Georges Elhedery, Group Chief Executive
Thank you, James. I will provide some insights on your two questions, and then I'll invite Jon to elaborate further on both topics. First, our Wealth business has shown double-digit returns this quarter, marking the third consecutive quarter of similar results. As you know, our Wealth business is derived from four segments, one of which, customer trading activities, has performed particularly well. This is evident in both the private bank and our invested assets, with performance bolstering further following recent measures in China. Regarding corporate loan growth in Asia, we are very optimistic about the policy changes that have occurred in both Mainland China and Hong Kong. We believe these measures, along with the anticipated decline in interest rates, will support future growth, especially in our Hong Kong portfolio. Outside of Hong Kong, Southeast Asia and South Asia continue to show strong loan growth, despite being different in size compared to our Hong Kong operations. Jon?
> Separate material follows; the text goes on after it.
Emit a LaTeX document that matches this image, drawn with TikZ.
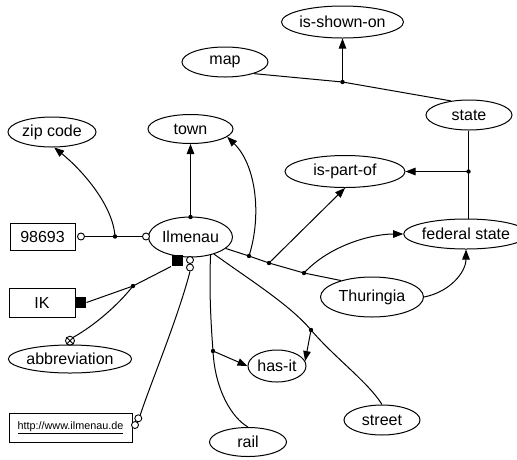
\documentclass[tikz,border=0pt]{standalone}
\usepackage{fontspec}
\setmainfont{Liberation Sans}
\usetikzlibrary{shapes.geometric,arrows.meta}
\begin{document}
\begin{tikzpicture}[x=1pt,y=-1pt,
  line width=1pt,
  every node/.style={font=\fontsize{16}{18}\selectfont, inner sep=0pt},
  concept/.style={ellipse, draw, line width=1pt, fill=white},
  entity/.style={rectangle, draw, line width=1pt, fill=white},
  arr/.style={-{Triangle[length=10pt,width=7.5pt]}},
  jdot/.style={circle, fill=black, minimum size=4.4pt, inner sep=0pt},
  ring/.style={circle, draw, fill=white, line width=0.9pt, minimum size=7pt, inner sep=0pt},
  blk/.style={rectangle, fill=black, minimum size=11pt, inner sep=0pt},
  xring/.style={circle, draw, line width=0.9pt, minimum size=9pt, inner sep=0pt},
]
\useasboundingbox (0,0) rectangle (517,459);

% concepts
\node[concept, minimum width=120pt, minimum height=32pt] (shown) at (342.5,22) {is-shown-on};
\node[concept, minimum width=86pt,  minimum height=30pt] (map)   at (225,62) {map};
\node[concept, minimum width=86pt,  minimum height=30pt] (state) at (469,115) {state};
\node[concept, minimum width=120pt, minimum height=32pt] (part)  at (345,171.5) {is-part-of};
\node[concept, minimum width=85pt,  minimum height=29pt] (town)  at (190.5,129) {town};
\node[concept, minimum width=88pt,  minimum height=30pt] (zip)   at (52,132) {zip code};
\node[concept, minimum width=84pt,  minimum height=40pt] (ilm)   at (190.5,237) {Ilmenau};
\node[concept, minimum width=102pt, minimum height=30pt] (fed)   at (466,234) {federal state};
\node[concept, minimum width=103pt, minimum height=40pt] (thu)   at (372,297) {Thuringia};
\node[concept, minimum width=120pt, minimum height=28pt] (abbr)  at (70,359) {abbreviation};
\node[concept, minimum width=58pt,  minimum height=32pt] (has)   at (277,366) {has-it};
\node[concept, minimum width=76pt,  minimum height=30pt] (street) at (382,420) {street};
\node[concept, minimum width=77pt,  minimum height=29pt] (rail)  at (248,442) {rail};

% value boxes
\node[entity, minimum width=65pt, minimum height=27pt] (r98) at (42.5,236.5) {98693};
\node[entity, minimum width=66pt, minimum height=29pt] (rik) at (42,302.5) {IK};
\node[entity, minimum width=123pt, minimum height=29pt] (rurl) at (70.5,427.5)
  {\fontsize{10.8}{12}\selectfont\underline{http://www.ilmenau.de}};

% role markers at the ends of relations
\node[ring] (c98) at (81,236.5) {};
\node[ring] (cilm) at (146,236.5) {};
\node[blk] (sqik) at (80.5,302.5) {};
\node[blk] (sqilm) at (177,260.5) {};
\node[ring] (uilm1) at (190,260) {};
\node[ring] (uilm2) at (190,267.5) {};
\node[ring] (uurl1) at (138.3,418.3) {};
\node[ring] (uurl2) at (135,425) {};
\node[xring] (xab) at (70,340.7) {};
\draw[line width=0.9pt] (xab.45) -- (xab.225) (xab.135) -- (xab.-45);

% junction points
\node[jdot] (jmap) at (342.5,82) {};
\node[jdot] (jstate) at (468.5,171.5) {};
\node[jdot] (jtown) at (190.5,217) {};
\node[jdot] (jzip) at (115,236.5) {};
\node[jdot] (jik) at (133,286) {};
\node[jdot] (ja) at (249,256) {};
\node[jdot] (jb) at (269,263) {};
\node[jdot] (jc) at (304,273) {};
\node[jdot] (jrail) at (213,351) {};
\node[jdot] (jstreet) at (311,330) {};

% map -- state, is-shown-on
\draw (map.-22) -- (jmap.center) -- (state.142);
\draw[arr] (jmap.center) -- (shown.south);

% state -- federal state, is-part-of
\draw (state.south -| jstate) -- (jstate.center) -- (jstate |- fed.north);
\draw[arr] (jstate.center) -- (part.east);

% Ilmenau -- town
\draw[arr] (jtown.center) -- (town.south);

% 98693 -- Ilmenau, zip code
\draw (c98) -- (cilm);
\draw[arr] (jzip.center) .. controls (113,205) and (82,170) .. (zip.-82);

% IK -- Ilmenau, abbreviation
\draw (sqik.east) -- (jik.center) -- (sqilm.south west);
\draw (jik.center) .. controls (118,305) and (95,325) .. (xab.45);

% URL -- Ilmenau
\draw (uilm2.south) .. controls (178,318) and (150,385) .. (uurl1.60);

% Ilmenau -- Thuringia with its three relations
\draw (ilm.-18) -- (ja.center) -- (jb.center) -- (jc.center) -- (thu.152);
\draw[arr] (ja.center) .. controls (262,215) and (256,165) .. (town.-12);
\draw[arr] (jb.center) -- (part.south);
\draw[arr] (jc.center) .. controls (330,245) and (372,234) .. (fed.west);
\draw[arr] (thu.east) .. controls (450,292) and (466,272) .. (fed.south);

% Ilmenau -- rail, street, has-it
\draw (ilm.-42) .. controls (209,290) and (211,325) .. (jrail.center)
      .. controls (215,390) and (232,418) .. (rail.north);
\draw (ilm.-36) .. controls (250,280) and (290,305) .. (jstreet.center)
      .. controls (335,358) and (368,382) .. (street.north);
\draw[arr] (jrail.center) -- (has.west);
\draw[arr] (jstreet.center) -- (has.10);
\end{tikzpicture}
\end{document}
Jon Bingham, Interim Group Chief Financial Officer
So just to amplify your comments on wealth. So we're seeing good growth in wealth. We see the net new invested assets. We're very pleased with that. In Asia, they've grown by $11 billion in the quarter and $49 billion over the nine months. You will see some movements as we grow our wealth franchise. We also had $16 billion of deposits, which Georges talked about. We'll see also deposits increase, they will ultimately feed into the wealth share of wallets that we've gone. So continue to be encouraged on corporate loan growth; nothing more to add than Georges comments. Thanks.
Georges Elhedery, Group Chief Executive
Thank you, James.
Operator, Operator
Our next question today comes from Kunpeng Ma at China Securities. Please accept the prompt to unmute your line.
Kunpeng Ma, Analyst
Hi, good morning, Georges and Jon. This is Kunpeng from China Securities. Thank you for taking my question. I have one question regarding transaction banking. We've noticed a slight recovery in transaction banking income during the third quarter, which seems to be influenced by FX volatilities. Looking ahead, with potential rate cuts, we might continue to see FX volatilities. Could you provide some insight into the future outlook for transaction banking income, specifically regarding both net interest income and non-interest income? I would appreciate it. Thank you.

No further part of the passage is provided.